Public Safety Minister Stephen Blaney unveiled Bill C-42, the "Common Sense Firearms Licensing Act", in July, promising to change rules around transporting firearms, to introduce a six-month grace period for owners to renew their licences and to bring in mandatory safety courses for new owners.

The bill was introduced in the House of Commons in early October and last mentioned Nov. 26, having not yet passed second reading.

The executive director of the Canadian Shooting Sports Association said Harper was talking about Bill C-42 Thursday as a way to let gun owners know that they are still on his radar, while the public safety committee deals with the anti-terror Bill C-51.

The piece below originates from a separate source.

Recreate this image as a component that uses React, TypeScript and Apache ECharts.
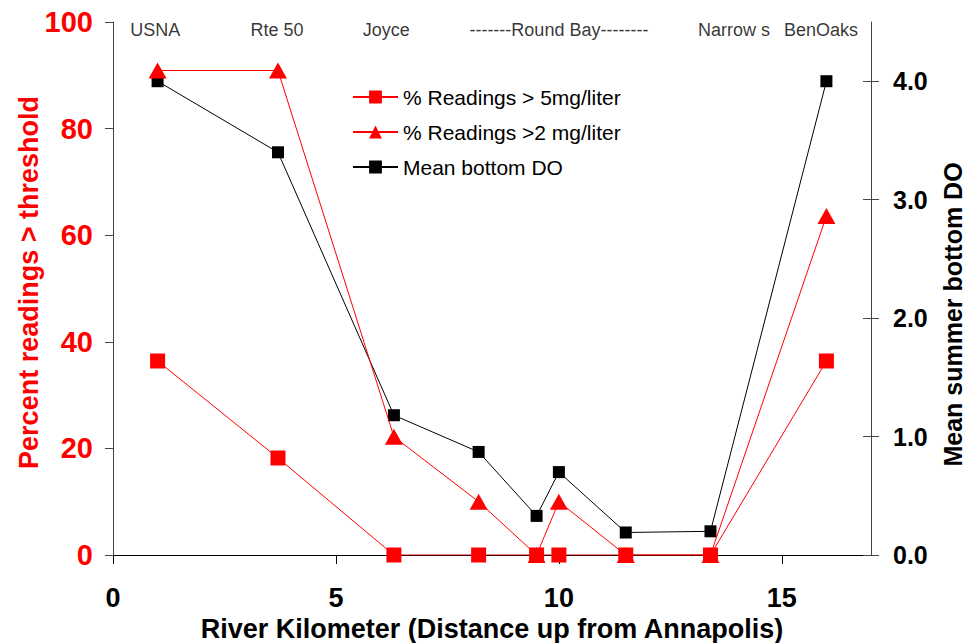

"We're a little anxious, however we certainly haven't lost faith in the bill moving forward," said Tony Bernardo in an interview.

"We believe the Harper government will pass the bill by the end of the session. We are getting tight for time, there's no question about that … but certainly not panicking."

Bernardo said he couldn't discuss why he feels the bill would pass before this year's federal election, because he's a member of the government's firearms advisory committee, only saying he's confident it will.

"We're hoping the bill continues moving forward, we don't have any indication that it's not. We're doing what we can to make sure it goes through as quickly and easily as possible," he said.

"It's going to be a good bill for everybody, it doesn't compromise public safety one bit, but it does save taxpayers a lot of money and eases a ridiculous paperwork burden for law-abiding people."